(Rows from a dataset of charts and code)
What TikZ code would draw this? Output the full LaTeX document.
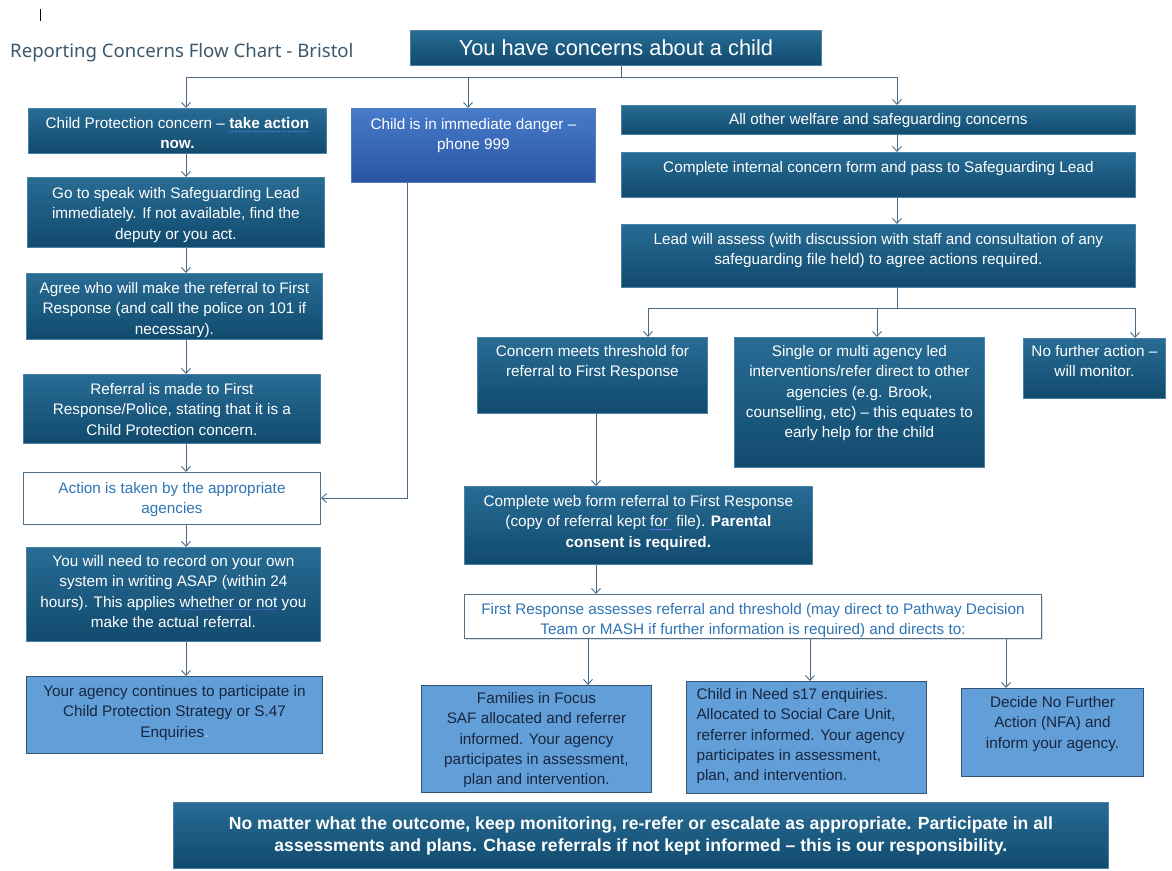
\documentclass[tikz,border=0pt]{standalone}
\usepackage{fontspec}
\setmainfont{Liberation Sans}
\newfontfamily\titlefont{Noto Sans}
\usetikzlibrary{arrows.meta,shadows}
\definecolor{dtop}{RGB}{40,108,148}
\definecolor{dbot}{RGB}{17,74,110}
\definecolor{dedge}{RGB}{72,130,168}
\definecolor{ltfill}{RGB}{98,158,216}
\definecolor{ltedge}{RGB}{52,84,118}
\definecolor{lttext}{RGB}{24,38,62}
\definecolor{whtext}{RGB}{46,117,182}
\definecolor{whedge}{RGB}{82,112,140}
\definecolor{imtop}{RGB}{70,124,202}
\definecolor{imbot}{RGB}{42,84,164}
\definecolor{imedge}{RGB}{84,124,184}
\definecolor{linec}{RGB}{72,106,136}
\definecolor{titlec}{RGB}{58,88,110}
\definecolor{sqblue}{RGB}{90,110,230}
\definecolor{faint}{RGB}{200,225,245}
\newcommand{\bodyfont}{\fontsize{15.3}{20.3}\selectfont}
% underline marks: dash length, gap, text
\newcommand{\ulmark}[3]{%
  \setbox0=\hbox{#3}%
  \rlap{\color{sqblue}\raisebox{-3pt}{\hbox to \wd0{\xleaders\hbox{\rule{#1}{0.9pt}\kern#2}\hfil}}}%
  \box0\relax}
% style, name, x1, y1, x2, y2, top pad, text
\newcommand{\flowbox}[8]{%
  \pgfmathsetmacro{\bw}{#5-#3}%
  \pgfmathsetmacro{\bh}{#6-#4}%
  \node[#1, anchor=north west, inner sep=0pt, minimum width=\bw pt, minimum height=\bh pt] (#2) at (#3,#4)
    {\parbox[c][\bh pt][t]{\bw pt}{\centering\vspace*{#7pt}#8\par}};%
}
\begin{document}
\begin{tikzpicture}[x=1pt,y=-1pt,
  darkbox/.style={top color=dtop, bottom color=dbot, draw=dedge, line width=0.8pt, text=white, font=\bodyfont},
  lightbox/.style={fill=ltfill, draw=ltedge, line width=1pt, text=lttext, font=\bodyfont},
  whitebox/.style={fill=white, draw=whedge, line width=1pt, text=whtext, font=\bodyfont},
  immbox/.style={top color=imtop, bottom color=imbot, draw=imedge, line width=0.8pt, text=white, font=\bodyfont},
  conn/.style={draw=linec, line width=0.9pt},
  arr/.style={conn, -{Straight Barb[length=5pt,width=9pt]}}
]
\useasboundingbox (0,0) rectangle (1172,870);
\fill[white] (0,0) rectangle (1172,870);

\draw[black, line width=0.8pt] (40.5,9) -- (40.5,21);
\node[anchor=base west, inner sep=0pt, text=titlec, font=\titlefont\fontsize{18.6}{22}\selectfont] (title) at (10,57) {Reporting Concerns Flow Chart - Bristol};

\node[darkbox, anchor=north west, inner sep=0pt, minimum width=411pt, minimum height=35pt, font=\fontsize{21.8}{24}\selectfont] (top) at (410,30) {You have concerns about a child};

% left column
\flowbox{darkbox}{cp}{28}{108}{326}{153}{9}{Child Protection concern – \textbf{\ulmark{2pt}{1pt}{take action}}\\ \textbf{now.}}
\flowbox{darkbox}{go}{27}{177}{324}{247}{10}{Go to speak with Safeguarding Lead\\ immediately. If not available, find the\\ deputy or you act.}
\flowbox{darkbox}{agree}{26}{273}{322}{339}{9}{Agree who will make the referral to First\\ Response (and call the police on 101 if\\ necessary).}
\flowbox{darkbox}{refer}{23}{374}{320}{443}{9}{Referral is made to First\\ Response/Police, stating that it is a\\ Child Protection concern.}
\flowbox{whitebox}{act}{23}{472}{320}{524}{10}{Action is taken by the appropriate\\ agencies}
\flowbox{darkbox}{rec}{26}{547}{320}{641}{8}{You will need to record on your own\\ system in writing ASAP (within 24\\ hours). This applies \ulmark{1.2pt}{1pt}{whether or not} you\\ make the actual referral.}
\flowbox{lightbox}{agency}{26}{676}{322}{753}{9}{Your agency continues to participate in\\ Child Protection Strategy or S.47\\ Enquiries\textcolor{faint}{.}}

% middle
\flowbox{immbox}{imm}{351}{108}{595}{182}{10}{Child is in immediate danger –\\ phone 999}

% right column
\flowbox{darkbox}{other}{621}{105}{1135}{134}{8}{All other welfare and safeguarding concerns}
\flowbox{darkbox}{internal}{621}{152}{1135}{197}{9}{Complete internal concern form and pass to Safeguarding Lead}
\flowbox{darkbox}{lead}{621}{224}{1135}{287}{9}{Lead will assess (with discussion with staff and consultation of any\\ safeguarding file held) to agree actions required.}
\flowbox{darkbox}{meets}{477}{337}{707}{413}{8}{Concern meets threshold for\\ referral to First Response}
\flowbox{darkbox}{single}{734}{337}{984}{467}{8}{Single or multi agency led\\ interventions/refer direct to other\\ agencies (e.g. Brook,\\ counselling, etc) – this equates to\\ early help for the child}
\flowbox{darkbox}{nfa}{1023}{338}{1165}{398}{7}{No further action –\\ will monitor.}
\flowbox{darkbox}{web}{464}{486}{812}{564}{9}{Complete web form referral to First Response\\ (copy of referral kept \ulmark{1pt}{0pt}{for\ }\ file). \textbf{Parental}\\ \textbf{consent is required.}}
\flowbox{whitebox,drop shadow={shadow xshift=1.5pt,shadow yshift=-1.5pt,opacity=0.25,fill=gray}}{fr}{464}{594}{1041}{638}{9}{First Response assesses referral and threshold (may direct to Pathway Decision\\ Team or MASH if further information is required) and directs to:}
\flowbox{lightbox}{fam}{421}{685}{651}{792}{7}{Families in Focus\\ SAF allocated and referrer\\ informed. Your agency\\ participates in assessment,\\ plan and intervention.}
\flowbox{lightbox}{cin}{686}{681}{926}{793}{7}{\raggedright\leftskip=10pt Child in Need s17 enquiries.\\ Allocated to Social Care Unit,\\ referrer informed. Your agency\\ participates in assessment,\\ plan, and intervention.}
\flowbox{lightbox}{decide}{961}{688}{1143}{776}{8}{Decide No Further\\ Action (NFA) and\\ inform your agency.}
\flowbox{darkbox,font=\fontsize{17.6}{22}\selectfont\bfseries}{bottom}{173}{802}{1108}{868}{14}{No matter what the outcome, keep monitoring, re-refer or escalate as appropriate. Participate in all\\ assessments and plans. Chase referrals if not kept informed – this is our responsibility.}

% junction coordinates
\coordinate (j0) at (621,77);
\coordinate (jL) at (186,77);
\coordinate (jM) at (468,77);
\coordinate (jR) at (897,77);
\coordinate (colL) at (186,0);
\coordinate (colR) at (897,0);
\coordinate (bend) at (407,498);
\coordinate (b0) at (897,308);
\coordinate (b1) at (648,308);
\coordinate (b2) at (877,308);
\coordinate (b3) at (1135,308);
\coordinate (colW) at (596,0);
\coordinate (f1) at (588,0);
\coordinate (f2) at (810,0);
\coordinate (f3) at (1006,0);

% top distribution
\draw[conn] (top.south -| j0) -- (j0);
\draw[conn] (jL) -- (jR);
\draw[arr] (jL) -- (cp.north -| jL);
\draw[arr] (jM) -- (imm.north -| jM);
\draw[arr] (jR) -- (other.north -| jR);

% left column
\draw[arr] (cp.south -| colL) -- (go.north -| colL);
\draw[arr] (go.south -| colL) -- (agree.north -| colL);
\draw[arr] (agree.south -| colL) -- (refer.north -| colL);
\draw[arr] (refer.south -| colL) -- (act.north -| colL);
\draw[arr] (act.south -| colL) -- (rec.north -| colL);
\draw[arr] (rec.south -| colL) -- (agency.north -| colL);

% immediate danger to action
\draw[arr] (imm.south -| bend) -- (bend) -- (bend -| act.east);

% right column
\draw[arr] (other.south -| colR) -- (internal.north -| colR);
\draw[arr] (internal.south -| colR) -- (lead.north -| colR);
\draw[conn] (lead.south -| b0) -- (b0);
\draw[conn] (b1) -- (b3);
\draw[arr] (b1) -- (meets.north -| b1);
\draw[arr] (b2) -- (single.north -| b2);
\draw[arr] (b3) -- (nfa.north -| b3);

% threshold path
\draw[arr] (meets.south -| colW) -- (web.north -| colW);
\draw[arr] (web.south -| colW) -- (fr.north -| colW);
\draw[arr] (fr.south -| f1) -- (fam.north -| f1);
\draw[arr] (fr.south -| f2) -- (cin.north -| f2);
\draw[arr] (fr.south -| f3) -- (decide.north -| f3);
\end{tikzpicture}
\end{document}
--
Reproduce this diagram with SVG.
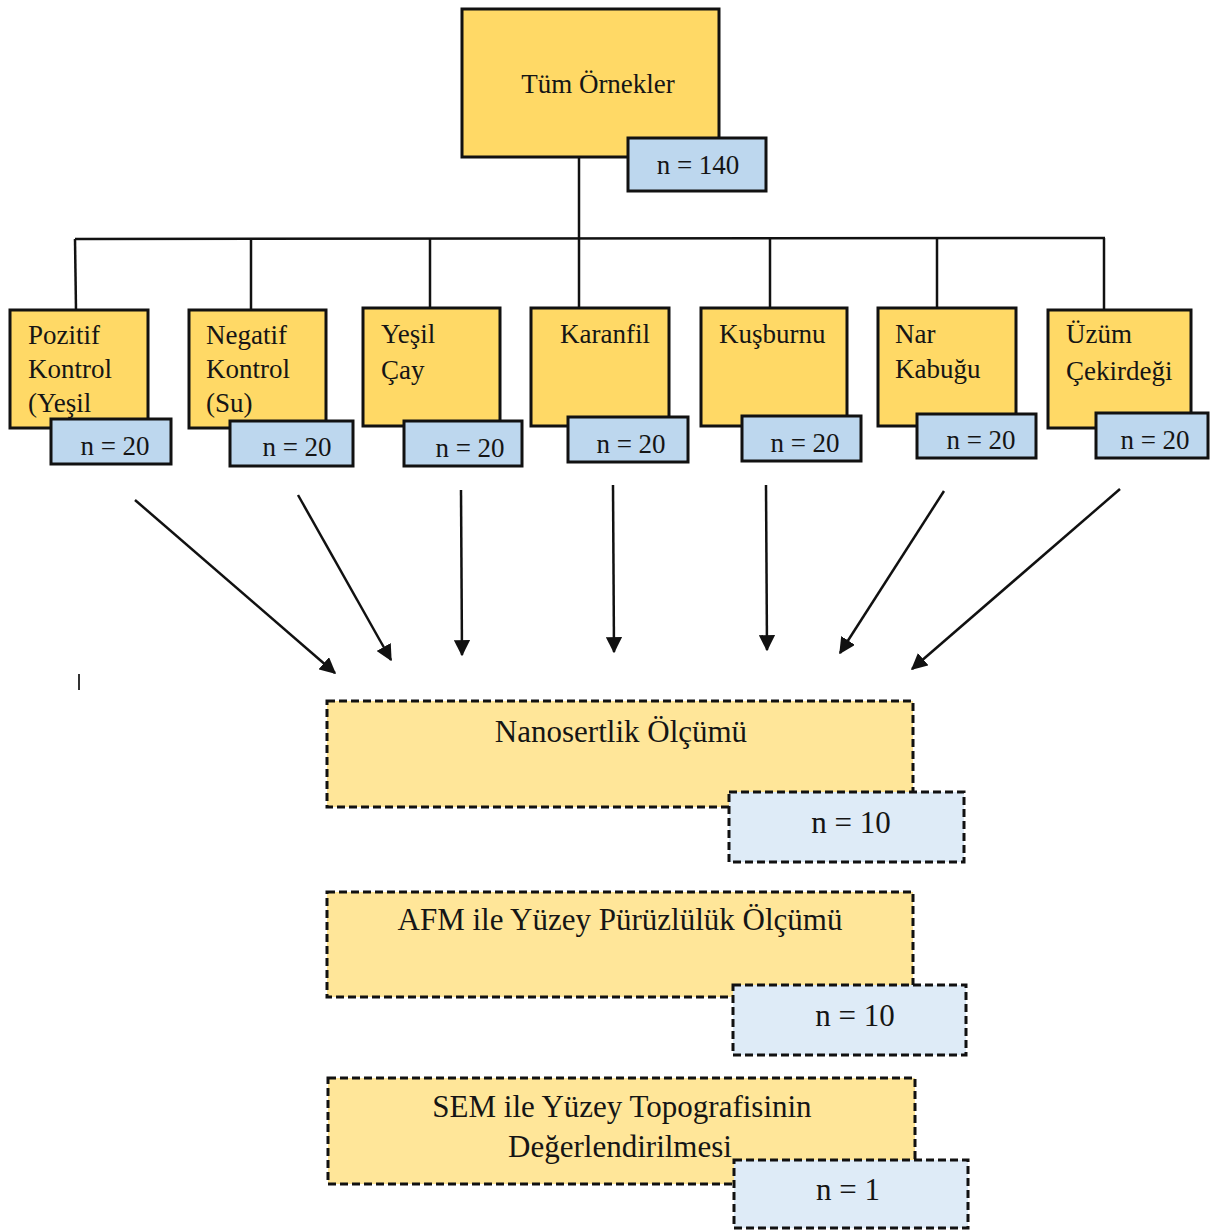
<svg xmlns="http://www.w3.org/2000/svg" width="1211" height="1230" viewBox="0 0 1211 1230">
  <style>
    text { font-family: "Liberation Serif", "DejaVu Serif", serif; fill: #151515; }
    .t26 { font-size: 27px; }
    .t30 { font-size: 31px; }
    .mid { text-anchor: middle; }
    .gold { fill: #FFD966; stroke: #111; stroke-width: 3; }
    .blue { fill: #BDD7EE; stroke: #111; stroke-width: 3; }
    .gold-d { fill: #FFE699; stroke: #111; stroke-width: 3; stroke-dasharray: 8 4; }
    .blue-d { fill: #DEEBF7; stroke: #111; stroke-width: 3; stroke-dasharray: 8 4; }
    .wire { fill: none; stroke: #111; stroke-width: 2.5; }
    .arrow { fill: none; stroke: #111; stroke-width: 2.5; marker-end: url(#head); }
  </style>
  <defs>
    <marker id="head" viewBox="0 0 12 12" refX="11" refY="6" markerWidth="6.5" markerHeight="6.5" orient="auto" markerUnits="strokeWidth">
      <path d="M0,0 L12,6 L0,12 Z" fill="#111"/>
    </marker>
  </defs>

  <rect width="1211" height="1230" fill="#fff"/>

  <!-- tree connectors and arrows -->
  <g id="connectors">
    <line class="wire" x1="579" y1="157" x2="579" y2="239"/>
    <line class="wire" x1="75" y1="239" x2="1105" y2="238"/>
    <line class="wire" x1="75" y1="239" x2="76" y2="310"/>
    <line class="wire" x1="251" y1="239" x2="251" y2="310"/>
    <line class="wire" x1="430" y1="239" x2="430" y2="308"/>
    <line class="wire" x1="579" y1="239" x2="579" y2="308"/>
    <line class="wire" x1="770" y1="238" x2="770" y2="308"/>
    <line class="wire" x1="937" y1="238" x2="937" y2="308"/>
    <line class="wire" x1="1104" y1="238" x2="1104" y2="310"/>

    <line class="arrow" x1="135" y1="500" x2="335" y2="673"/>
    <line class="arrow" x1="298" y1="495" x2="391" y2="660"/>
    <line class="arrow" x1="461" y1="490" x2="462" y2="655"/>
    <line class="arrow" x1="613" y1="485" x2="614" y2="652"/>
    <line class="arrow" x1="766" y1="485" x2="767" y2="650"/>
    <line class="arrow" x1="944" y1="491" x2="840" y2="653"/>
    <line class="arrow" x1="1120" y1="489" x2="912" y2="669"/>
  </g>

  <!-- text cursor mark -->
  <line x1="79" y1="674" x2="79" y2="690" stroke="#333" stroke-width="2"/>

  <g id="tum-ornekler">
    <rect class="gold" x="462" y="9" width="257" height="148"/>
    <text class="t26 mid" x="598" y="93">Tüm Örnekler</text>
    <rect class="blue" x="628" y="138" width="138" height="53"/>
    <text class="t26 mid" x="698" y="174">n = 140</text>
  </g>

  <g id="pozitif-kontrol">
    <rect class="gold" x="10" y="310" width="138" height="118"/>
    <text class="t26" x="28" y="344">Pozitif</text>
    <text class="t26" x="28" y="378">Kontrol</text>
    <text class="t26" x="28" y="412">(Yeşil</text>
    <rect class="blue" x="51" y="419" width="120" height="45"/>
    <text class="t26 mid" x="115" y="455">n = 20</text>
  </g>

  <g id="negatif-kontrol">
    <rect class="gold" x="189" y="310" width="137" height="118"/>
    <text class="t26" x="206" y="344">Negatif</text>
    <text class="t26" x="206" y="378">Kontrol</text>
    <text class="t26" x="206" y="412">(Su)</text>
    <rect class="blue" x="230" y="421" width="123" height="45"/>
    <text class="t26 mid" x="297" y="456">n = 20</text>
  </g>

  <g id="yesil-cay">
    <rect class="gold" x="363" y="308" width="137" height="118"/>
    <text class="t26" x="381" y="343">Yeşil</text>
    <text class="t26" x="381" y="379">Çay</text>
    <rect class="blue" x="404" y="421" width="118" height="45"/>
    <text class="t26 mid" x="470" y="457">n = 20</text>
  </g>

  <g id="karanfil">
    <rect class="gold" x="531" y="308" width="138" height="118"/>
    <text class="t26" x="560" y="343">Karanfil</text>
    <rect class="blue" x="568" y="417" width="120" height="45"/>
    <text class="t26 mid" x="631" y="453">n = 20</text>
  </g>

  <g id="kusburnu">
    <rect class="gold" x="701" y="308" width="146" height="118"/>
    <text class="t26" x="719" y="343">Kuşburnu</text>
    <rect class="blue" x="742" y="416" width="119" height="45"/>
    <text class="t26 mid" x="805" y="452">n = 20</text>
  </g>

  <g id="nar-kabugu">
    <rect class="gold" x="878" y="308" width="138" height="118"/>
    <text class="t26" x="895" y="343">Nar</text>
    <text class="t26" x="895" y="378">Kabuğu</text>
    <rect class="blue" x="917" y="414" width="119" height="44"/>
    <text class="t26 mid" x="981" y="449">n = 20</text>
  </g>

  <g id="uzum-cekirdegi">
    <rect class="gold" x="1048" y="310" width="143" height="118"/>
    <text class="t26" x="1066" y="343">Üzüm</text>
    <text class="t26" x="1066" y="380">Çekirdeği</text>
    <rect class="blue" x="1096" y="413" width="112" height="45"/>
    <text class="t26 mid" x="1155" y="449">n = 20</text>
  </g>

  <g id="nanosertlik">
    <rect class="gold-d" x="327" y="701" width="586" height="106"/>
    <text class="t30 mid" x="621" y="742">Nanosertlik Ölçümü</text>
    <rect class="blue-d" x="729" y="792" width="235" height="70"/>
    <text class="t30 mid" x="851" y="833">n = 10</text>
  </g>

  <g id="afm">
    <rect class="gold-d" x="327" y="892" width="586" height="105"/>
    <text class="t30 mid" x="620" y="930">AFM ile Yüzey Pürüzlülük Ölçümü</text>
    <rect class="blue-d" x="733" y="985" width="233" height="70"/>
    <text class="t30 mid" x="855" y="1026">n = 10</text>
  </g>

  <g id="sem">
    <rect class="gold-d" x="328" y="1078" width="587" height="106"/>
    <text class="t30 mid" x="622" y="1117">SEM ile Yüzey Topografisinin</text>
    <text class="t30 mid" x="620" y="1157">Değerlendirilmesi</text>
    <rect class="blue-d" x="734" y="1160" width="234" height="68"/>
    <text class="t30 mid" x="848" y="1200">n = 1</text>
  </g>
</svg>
==
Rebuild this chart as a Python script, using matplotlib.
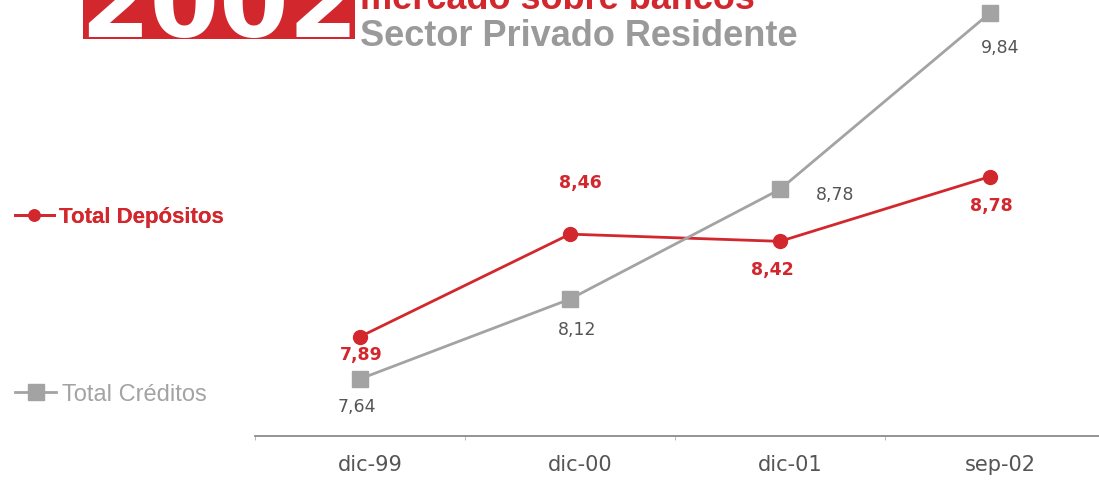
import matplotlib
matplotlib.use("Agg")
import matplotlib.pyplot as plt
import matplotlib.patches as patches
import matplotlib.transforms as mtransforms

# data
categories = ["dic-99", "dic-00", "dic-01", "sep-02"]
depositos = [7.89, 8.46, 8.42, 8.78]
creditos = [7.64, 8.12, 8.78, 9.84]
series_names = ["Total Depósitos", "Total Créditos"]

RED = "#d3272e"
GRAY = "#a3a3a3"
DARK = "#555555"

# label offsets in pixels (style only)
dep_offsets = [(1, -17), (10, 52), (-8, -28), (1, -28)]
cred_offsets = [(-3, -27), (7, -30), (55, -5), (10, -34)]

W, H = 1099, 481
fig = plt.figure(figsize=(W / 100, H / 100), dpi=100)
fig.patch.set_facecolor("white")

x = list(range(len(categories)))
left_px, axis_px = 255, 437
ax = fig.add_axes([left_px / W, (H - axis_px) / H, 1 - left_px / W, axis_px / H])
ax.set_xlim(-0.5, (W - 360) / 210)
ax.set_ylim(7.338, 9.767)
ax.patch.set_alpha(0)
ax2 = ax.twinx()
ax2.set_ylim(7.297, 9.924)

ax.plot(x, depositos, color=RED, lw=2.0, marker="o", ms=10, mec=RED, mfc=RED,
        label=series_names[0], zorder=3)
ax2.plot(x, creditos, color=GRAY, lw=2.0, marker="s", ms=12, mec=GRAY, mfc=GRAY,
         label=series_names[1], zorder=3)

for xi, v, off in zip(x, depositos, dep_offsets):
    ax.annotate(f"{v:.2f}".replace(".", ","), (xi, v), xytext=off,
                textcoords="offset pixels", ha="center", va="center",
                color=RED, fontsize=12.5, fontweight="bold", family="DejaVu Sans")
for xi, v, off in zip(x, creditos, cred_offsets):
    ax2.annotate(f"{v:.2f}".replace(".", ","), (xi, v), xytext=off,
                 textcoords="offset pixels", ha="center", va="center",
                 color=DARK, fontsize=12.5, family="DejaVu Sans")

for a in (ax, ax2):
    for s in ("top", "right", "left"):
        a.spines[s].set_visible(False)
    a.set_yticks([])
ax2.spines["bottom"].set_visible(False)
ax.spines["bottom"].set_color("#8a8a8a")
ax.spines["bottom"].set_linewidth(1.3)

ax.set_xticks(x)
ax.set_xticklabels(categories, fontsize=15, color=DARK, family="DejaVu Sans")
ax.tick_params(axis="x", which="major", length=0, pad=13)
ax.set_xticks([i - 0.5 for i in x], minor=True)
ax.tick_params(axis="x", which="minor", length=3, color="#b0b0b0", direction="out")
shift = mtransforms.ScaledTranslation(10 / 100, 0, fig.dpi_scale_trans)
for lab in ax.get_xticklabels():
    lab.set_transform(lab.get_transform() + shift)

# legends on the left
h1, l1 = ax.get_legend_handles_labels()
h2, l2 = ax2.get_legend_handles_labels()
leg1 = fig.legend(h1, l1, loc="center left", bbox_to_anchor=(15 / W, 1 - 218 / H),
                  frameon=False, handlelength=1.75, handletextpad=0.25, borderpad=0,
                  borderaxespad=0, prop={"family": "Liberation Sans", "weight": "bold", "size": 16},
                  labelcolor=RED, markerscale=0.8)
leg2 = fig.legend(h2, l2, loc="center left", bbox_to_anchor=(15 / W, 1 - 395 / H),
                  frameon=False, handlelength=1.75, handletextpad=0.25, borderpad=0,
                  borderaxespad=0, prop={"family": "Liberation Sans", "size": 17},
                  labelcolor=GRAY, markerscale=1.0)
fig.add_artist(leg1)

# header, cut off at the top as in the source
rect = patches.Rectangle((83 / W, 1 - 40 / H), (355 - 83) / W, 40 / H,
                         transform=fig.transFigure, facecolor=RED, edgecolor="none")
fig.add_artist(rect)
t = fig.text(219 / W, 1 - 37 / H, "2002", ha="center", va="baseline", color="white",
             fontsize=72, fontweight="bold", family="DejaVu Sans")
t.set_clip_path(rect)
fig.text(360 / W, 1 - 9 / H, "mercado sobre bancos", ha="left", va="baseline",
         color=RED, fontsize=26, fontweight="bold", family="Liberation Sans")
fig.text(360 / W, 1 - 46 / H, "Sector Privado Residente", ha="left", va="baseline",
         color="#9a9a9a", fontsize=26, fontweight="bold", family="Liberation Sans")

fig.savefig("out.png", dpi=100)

-- Exercise objective --
Tell how many lines contain the word "matplotlib", using only the number.

-- Exercise response --
6